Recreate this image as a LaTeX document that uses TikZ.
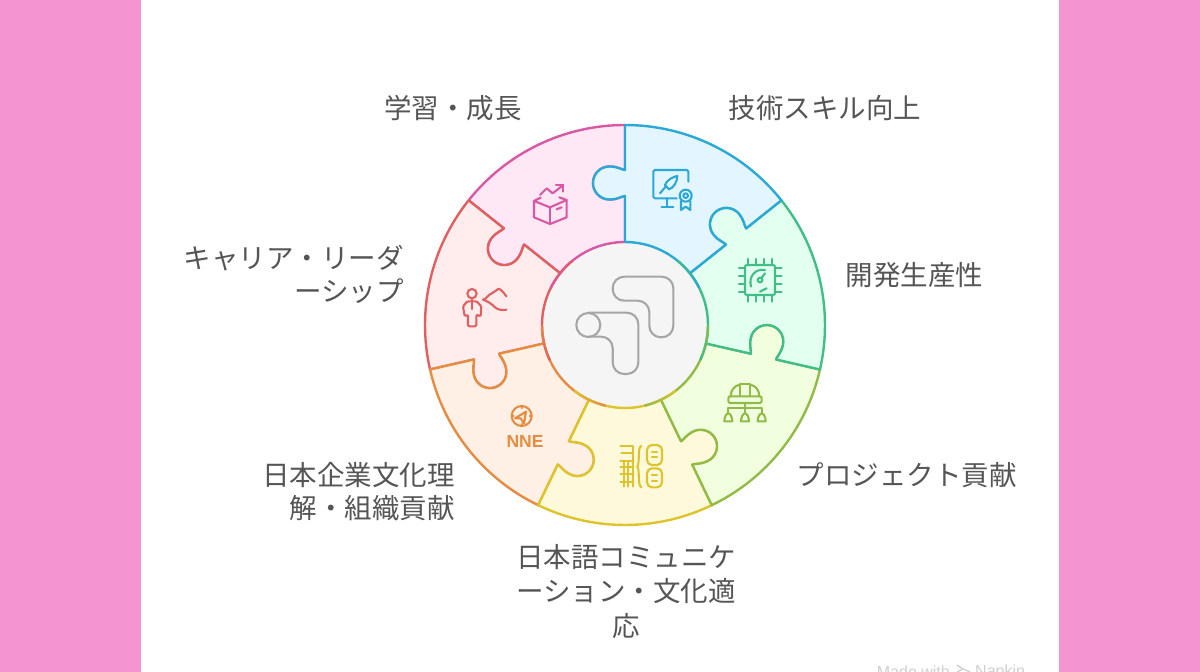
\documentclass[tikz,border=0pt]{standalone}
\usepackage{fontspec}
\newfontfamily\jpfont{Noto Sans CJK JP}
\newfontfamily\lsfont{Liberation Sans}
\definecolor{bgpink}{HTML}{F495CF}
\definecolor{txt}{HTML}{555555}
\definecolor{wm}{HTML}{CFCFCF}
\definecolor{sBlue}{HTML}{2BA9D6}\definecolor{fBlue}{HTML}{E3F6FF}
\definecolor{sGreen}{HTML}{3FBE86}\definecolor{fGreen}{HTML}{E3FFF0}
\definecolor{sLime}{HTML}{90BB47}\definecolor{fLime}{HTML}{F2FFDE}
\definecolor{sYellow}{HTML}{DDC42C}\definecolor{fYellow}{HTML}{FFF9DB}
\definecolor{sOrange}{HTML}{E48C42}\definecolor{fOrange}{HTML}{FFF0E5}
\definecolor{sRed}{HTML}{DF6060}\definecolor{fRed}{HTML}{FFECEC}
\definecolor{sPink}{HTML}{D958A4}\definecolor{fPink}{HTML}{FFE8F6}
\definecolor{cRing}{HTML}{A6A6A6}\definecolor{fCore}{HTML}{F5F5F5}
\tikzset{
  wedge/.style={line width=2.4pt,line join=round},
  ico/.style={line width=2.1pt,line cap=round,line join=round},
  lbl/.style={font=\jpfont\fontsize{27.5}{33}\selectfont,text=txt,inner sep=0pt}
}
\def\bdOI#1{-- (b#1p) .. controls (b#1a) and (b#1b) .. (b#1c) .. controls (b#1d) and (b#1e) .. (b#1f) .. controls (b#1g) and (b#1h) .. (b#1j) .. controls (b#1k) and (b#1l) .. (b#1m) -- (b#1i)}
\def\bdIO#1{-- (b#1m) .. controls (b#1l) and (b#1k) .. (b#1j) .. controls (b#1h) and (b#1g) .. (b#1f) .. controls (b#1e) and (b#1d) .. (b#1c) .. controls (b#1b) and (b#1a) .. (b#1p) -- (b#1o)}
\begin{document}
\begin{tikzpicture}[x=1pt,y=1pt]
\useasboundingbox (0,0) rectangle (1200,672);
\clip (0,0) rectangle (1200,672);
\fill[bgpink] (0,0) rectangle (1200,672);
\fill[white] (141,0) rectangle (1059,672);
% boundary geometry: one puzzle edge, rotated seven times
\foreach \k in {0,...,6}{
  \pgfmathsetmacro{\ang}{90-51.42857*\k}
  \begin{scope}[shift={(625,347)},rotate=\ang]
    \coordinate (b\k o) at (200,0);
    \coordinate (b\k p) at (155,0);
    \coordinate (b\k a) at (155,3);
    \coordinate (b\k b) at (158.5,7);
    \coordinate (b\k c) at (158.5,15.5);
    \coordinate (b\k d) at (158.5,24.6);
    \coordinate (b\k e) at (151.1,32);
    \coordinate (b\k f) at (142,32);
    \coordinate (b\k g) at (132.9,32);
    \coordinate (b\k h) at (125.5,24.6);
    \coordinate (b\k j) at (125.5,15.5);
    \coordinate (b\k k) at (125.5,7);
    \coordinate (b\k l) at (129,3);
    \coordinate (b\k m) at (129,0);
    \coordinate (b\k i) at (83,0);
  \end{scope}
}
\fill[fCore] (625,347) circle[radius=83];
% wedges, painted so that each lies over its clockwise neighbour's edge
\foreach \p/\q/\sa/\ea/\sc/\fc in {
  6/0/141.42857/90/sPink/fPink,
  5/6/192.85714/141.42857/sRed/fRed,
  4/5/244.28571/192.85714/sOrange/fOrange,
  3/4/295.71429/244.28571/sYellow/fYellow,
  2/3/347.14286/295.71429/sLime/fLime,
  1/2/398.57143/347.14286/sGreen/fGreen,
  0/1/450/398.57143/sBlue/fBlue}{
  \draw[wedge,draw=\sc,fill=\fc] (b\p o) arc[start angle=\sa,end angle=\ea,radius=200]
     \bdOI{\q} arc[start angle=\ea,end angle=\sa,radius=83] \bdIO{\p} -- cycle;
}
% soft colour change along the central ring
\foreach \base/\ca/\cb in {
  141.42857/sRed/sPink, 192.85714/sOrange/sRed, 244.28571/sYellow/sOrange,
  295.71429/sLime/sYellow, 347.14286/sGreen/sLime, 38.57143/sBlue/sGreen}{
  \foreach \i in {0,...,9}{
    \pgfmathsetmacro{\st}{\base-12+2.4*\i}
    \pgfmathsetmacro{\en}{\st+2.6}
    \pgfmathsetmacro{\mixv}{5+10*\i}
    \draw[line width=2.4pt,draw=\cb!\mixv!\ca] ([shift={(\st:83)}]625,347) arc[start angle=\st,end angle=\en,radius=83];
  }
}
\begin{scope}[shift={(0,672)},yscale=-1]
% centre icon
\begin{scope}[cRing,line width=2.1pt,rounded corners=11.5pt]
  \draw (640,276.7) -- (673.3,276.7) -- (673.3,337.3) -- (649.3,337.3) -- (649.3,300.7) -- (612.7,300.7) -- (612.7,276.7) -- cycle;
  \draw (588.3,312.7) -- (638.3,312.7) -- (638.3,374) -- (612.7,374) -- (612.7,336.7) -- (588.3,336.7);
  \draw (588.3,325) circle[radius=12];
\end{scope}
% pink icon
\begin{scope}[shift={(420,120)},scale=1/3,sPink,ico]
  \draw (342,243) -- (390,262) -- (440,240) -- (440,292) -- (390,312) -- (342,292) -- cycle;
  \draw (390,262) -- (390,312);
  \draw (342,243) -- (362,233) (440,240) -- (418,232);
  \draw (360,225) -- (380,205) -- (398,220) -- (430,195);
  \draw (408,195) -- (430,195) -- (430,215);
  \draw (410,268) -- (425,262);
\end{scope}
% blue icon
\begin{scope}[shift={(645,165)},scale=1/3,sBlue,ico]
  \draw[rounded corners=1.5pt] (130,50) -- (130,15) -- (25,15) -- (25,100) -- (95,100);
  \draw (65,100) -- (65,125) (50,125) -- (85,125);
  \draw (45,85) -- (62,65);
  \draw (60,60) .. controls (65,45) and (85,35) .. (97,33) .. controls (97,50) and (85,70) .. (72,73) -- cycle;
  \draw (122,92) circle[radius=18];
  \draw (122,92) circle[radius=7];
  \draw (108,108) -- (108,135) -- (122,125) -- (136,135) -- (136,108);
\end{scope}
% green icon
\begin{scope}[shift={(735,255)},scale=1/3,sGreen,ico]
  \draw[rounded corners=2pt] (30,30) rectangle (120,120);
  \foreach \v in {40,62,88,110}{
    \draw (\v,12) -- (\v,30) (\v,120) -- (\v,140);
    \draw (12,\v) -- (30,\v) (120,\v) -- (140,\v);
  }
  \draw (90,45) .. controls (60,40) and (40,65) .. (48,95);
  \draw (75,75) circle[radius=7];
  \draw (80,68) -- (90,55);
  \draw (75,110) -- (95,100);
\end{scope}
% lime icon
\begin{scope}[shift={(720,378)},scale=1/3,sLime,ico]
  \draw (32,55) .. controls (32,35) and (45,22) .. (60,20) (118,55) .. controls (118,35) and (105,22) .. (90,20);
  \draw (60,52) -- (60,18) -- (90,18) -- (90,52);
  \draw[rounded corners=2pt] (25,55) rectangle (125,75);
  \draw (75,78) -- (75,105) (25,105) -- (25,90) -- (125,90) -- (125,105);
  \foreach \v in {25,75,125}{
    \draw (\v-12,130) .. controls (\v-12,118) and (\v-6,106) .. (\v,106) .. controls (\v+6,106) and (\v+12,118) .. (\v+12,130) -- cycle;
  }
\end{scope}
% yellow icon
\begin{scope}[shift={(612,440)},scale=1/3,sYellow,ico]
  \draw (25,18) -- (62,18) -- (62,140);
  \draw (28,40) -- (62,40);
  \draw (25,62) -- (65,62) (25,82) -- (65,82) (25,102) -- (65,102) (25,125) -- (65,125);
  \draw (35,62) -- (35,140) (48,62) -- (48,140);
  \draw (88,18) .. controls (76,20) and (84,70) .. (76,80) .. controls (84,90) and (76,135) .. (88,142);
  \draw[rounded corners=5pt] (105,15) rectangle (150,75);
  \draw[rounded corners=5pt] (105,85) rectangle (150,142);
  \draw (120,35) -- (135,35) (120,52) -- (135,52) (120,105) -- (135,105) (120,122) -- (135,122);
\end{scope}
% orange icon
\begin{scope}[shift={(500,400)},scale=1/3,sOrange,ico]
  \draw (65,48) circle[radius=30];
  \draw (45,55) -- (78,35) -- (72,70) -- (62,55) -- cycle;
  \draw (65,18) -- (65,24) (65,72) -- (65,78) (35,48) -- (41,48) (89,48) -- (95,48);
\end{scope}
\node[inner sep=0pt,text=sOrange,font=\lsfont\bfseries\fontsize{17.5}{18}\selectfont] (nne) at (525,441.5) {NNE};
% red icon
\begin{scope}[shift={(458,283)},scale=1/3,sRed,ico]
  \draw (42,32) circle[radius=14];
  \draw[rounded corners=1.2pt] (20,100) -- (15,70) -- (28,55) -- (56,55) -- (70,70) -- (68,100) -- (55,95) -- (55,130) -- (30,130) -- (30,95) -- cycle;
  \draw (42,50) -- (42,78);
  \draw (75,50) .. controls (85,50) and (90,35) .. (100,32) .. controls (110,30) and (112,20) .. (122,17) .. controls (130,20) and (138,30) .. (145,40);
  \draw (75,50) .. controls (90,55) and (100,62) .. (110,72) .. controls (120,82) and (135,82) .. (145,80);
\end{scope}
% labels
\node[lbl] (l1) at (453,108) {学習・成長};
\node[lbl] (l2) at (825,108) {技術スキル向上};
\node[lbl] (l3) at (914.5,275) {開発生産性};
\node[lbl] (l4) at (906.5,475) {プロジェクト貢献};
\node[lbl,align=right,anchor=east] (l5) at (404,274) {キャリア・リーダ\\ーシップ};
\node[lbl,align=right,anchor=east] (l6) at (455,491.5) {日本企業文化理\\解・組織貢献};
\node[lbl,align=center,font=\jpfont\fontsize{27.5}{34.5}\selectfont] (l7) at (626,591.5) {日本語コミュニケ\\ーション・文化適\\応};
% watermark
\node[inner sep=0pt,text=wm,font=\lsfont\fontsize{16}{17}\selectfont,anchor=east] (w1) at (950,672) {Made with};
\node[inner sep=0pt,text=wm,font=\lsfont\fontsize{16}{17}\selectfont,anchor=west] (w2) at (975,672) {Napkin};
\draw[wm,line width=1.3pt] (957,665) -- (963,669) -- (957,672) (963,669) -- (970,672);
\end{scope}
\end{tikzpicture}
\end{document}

| Task prompt |
Find every line with the word "that" and state how many there are, with no other words.

| Solution |
2